A las cinco en punto un mensaje en el móvil me avisa de que el taxi está esperando abajo en el portal. Cargo con la maleta los cuatro pisos hasta la calle, la meto en el maletero –es una taxista– y le doy las señas, que –es una taxista– obviamente desconoce, así que se lo pregunta –espejito, espejito, ¿cómo puedo llegar hasta allí?– al oráculo gps.
A partir de este momento, empieza un curioso monólogo “a ochocientos metros, gire a la izquierda… gire ahora a la izquierda… a ochocientos metros, gire a la izquierda… gire ahora a la izquierda… a ochocientos metros, gire a la izquierda… gire ahora a la izquierda… a ochocientos metros, gire a la izquierda… gire ahora a la izquierda…” y así hasta veinte veces con su letanía cuando, poco antes de llegar al final, me sorprende con un “a ochocientos metros, gire a la derecha… gire ahora a la derecha”. Y pienso que eso está bien, que al fin y al cabo los radicalismos, sean del color que sean, no son buenos. Lo que está claro es que, con tanto giro a la izquierda, sólo podía acabar en El Prat del Llobregat, que resiste impertérrito y aislado como si guardara el secreto de un caldo mágico que les diera fuerza sobrenatural.
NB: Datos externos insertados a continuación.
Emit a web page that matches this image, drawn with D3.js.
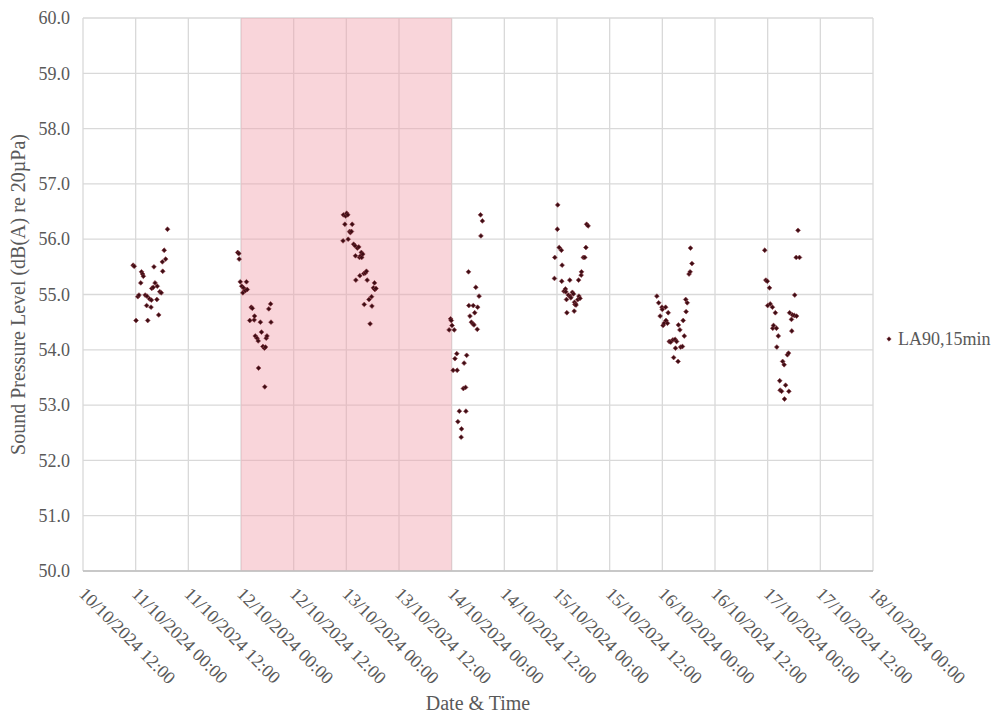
<!DOCTYPE html>
<html>
<head>
<meta charset="utf-8">
<script src="https://cdn.jsdelivr.net/npm/d3@7"></script>
<style>
  html, body { margin: 0; padding: 0; background: #ffffff; }
  svg { display: block; }
  text { font-family: "Liberation Serif", "Times New Roman", serif; fill: #595959; }
</style>
</head>
<body>
<svg id="chart" width="995" height="716"></svg>
<script>
// LA90 (15 min) night-time measurements, one pair of arrays per night.
// Times at or after 12:00 belong to the evening before the listed morning.
const nightMornings = ["2024-10-11", "2024-10-12", "2024-10-13", "2024-10-14", "2024-10-15", "2024-10-16", "2024-10-17"];

const night1Times = ["23:25","23:40","00:05","00:30","00:45","01:10","01:20","01:35","01:45","02:10","02:30","02:35","02:45","03:10","03:30","03:35","03:40","04:00","04:10","04:25","04:50","04:55","05:15","05:30","05:50","06:05","06:10","06:30","06:50","07:15"];
const night1Values = [55.53,55.51,54.53,54.96,54.99,55.21,55.41,55.37,55.33,54.99,54.80,54.97,54.53,54.92,54.77,54.90,55.11,55.13,55.50,55.21,54.91,55.15,54.63,55.05,55.03,55.59,55.42,55.80,55.64,56.18];

const night2Times = ["23:15","23:30","23:35","23:50","00:10","00:25","00:35","00:55","01:00","01:15","01:25","02:00","02:20","02:35","03:00","03:05","03:15","03:40","03:55","04:00","04:25","04:40","05:00","05:20","05:25","05:35","05:45","05:55","06:20","06:45","06:50"];
const night2Values = [55.76,55.74,55.64,55.23,55.15,55.03,55.12,55.08,55.07,55.23,55.09,54.53,54.77,54.75,54.54,54.61,54.25,54.21,54.16,53.67,54.50,54.32,54.06,54.03,53.33,54.05,54.21,54.25,54.74,54.83,54.50];

const night3Times = ["23:15","23:20","23:40","23:50","00:05","00:20","00:25","00:45","00:55","01:10","01:20","01:40","02:00","02:05","02:10","02:30","02:50","03:00","03:05","03:15","03:25","03:30","03:45","04:00","04:05","04:20","04:35","04:45","05:10","05:25","05:45","05:50","06:10","06:25","06:30","06:45"];
const night3Values = [55.97,56.44,56.27,56.42,56.47,56.44,56.00,56.14,56.12,56.14,56.27,55.91,55.88,55.70,55.26,55.84,55.86,55.67,55.34,55.70,55.76,55.67,55.73,55.38,54.82,55.39,55.42,55.26,54.91,54.47,54.96,54.79,55.12,55.21,55.09,55.11];

const night4Times = ["23:25","23:45","23:55","00:05","00:20","00:35","00:45","01:10","01:15","01:25","01:45","02:10","02:15","02:40","02:50","03:10","03:15","03:25","03:50","03:55","04:10","04:30","04:50","04:55","05:05","05:15","05:30","05:50","05:55","06:15","06:35","06:40","07:00"];
const night4Values = [54.36,54.56,54.53,54.44,53.63,54.36,53.84,53.93,53.63,52.70,52.89,52.42,52.57,53.30,53.76,53.32,52.89,53.90,55.41,54.80,54.61,54.50,54.47,54.80,54.45,54.67,55.13,54.37,54.77,54.97,56.44,56.06,56.33];

const night5Times = ["23:25","23:30","00:05","00:10","00:30","01:00","01:05","01:10","01:35","01:55","02:00","02:10","02:15","02:35","02:55","03:00","03:10","03:30","03:45","03:55","04:00","04:05","04:15","04:20","04:45","04:55","05:00","05:15","05:30","05:35","06:00","06:20","06:35","06:45","07:05"];
const night5Values = [55.29,55.67,56.18,56.62,55.85,55.80,55.24,55.53,55.06,55.10,55.05,54.91,54.67,54.99,55.26,54.97,54.94,55.04,55.01,54.70,54.86,54.82,54.83,54.81,54.91,55.26,54.97,54.93,55.35,55.41,55.67,55.67,55.85,56.27,56.24];

const night6Times = ["22:45","23:10","23:30","23:55","00:00","00:10","00:25","00:45","00:50","01:10","01:20","01:35","01:55","02:25","02:35","02:55","03:00","03:15","03:35","03:40","04:00","04:10","04:35","04:45","05:00","05:20","05:25","05:40","06:05","06:20","06:25","06:45"];
const night6Values = [54.97,54.85,54.61,54.77,54.73,54.44,54.48,54.77,54.53,54.48,54.67,54.15,54.14,54.18,53.86,54.19,54.03,54.15,53.79,54.45,54.36,54.05,54.06,54.53,54.25,54.91,54.69,54.85,55.37,55.41,55.84,55.56];

const night7Times = ["23:20","23:35","23:55","00:00","00:25","00:35","01:05","01:10","01:20","01:45","02:00","02:05","02:25","02:45","02:50","03:10","03:25","03:45","03:50","04:05","04:30","04:45","04:50","05:00","05:25","05:30","05:40","06:05","06:10","06:30","06:35","06:55","07:15"];
const night7Values = [55.80,55.26,55.24,54.80,55.12,54.83,54.77,54.39,54.44,54.67,54.39,54.05,54.25,53.44,53.27,53.25,53.79,53.73,53.11,53.36,53.91,53.94,53.25,54.67,54.55,54.34,54.63,54.62,54.99,55.67,54.61,56.16,55.67];

// Shaded period (weekend) and axis labels
const shadedPeriod = ["12/10/2024 00:00", "14/10/2024 00:00"];
const xTickLabels = ["10/10/2024 12:00","11/10/2024 00:00","11/10/2024 12:00","12/10/2024 00:00","12/10/2024 12:00","13/10/2024 00:00","13/10/2024 12:00","14/10/2024 00:00","14/10/2024 12:00","15/10/2024 00:00","15/10/2024 12:00","16/10/2024 00:00","16/10/2024 12:00","17/10/2024 00:00","17/10/2024 12:00","18/10/2024 00:00"];
const yTickValues = [50, 51, 52, 53, 54, 55, 56, 57, 58, 59, 60];
const seriesName = "LA90,15min";
const xTitle = "Date & Time";
const yTitle = "Sound Pressure Level (dB(A) re 20µPa)";

const nightTimes = [night1Times, night2Times, night3Times, night4Times, night5Times, night6Times, night7Times];
const nightValues = [night1Values, night2Values, night3Values, night4Values, night5Values, night6Values, night7Values];

const parseLabel = d3.timeParse("%d/%m/%Y %H:%M");
const parseDay = d3.timeParse("%Y-%m-%d");

const points = [];
nightMornings.forEach((morning, i) => {
  const day = parseDay(morning);
  nightTimes[i].forEach((t, j) => {
    const [hh, mm] = t.split(":").map(Number);
    const base = hh >= 12 ? d3.timeDay.offset(day, -1) : day;
    const date = new Date(base.getFullYear(), base.getMonth(), base.getDate(), hh, mm);
    points.push({ date, value: nightValues[i][j] });
  });
});

const svg = d3.select("#chart");
const plot = { left: 83, right: 873, top: 18, bottom: 571 };

const xTicks = xTickLabels.map(parseLabel);
const x = d3.scaleTime()
  .domain([xTicks[0], xTicks[xTicks.length - 1]])
  .range([plot.left, plot.right]);
const y = d3.scaleLinear()
  .domain([50, 60])
  .range([plot.bottom, plot.top]);

// Gridlines
const grid = svg.append("g");
grid.selectAll("line.h").data(yTickValues).join("line")
  .attr("x1", plot.left).attr("x2", plot.right)
  .attr("y1", d => y(d)).attr("y2", d => y(d))
  .attr("stroke", "#d9d9d9").attr("stroke-width", 1.3);
grid.selectAll("line.v").data(xTicks).join("line")
  .attr("x1", d => x(d)).attr("x2", d => x(d))
  .attr("y1", plot.top).attr("y2", plot.bottom)
  .attr("stroke", "#d9d9d9").attr("stroke-width", 1.3);

// Shaded period
const s0 = parseLabel(shadedPeriod[0]), s1 = parseLabel(shadedPeriod[1]);
svg.append("rect")
  .attr("x", x(s0)).attr("y", plot.top)
  .attr("width", x(s1) - x(s0)).attr("height", plot.bottom - plot.top)
  .attr("fill", "#f2a2ad").attr("fill-opacity", 0.45);

// Bottom axis line
svg.append("line")
  .attr("x1", plot.left).attr("x2", plot.right)
  .attr("y1", plot.bottom).attr("y2", plot.bottom)
  .attr("stroke", "#bfbfbf").attr("stroke-width", 1.3);

// Y axis labels
const yAxis = d3.axisLeft(y).tickValues(yTickValues).tickFormat(d3.format(".1f")).tickSize(0).tickPadding(13);
const gy = svg.append("g").attr("transform", `translate(${plot.left},0)`).call(yAxis);
gy.select(".domain").remove();
gy.selectAll("text").style("font-size", "18px").attr("fill", "#595959")
  .style("font-family", "'Liberation Serif', 'Times New Roman', serif");

// X axis labels, rotated
svg.append("g").selectAll("text").data(xTicks).join("text")
  .attr("transform", d => `translate(${x(d) - 5},${plot.bottom + 24}) rotate(45)`)
  .attr("text-anchor", "start")
  .style("font-size", "18px")
  .text((d, i) => xTickLabels[i]);

// Axis titles
svg.append("text")
  .attr("x", 478).attr("y", 710)
  .attr("text-anchor", "middle").style("font-size", "20px")
  .text(xTitle);
svg.append("text")
  .attr("transform", `translate(25,${(plot.top + plot.bottom) / 2}) rotate(-90)`)
  .attr("text-anchor", "middle").style("font-size", "20px")
  .text(yTitle);

// Markers
const diamond = r => `M0,${-r}L${r},0L0,${r}L${-r},0Z`;
svg.append("g").selectAll("path").data(points).join("path")
  .attr("transform", d => `translate(${x(d.date)},${y(d.value)})`)
  .attr("d", diamond(2.4))
  .attr("fill", "#3e0d14")
  .attr("stroke", "#8c3a44").attr("stroke-width", 0.6);

// Legend
svg.append("path")
  .attr("transform", "translate(889,339)")
  .attr("d", diamond(2.2))
  .attr("fill", "#3e0d14").attr("stroke", "#8c3a44").attr("stroke-width", 0.6);
svg.append("text")
  .attr("x", 898).attr("y", 345)
  .style("font-size", "18px")
  .text(seriesName);
</script>
</body>
</html>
Viernes 4 de enero; dos de la madrugada.
Tomo el taxi en el aeropuerto, le doy mis señas y el taxista me ofrece un amplio abanico de recorridos para llegar. Estoy tan cansado que me da lo mismo que dé un rodeo por Zamora, si con ello consigue llegar antes a mi casa. Conecta lo que parece un gps y se pone en marcha. Ya en la autovía el aparato empieza su monótona y peculiar letanía “atención, radar camuflado, límite 60 km/h… atención, radar fijo, límite 50 km/h… atención, radar camuflado, límite 60 km/h… atención, radar camuflado, límite 50 km/h…”. Y así, tras una docena de radares fijos o camuflados, llego a mi casa, cargo la maleta cuatro pisos arriba y me meto en la cama.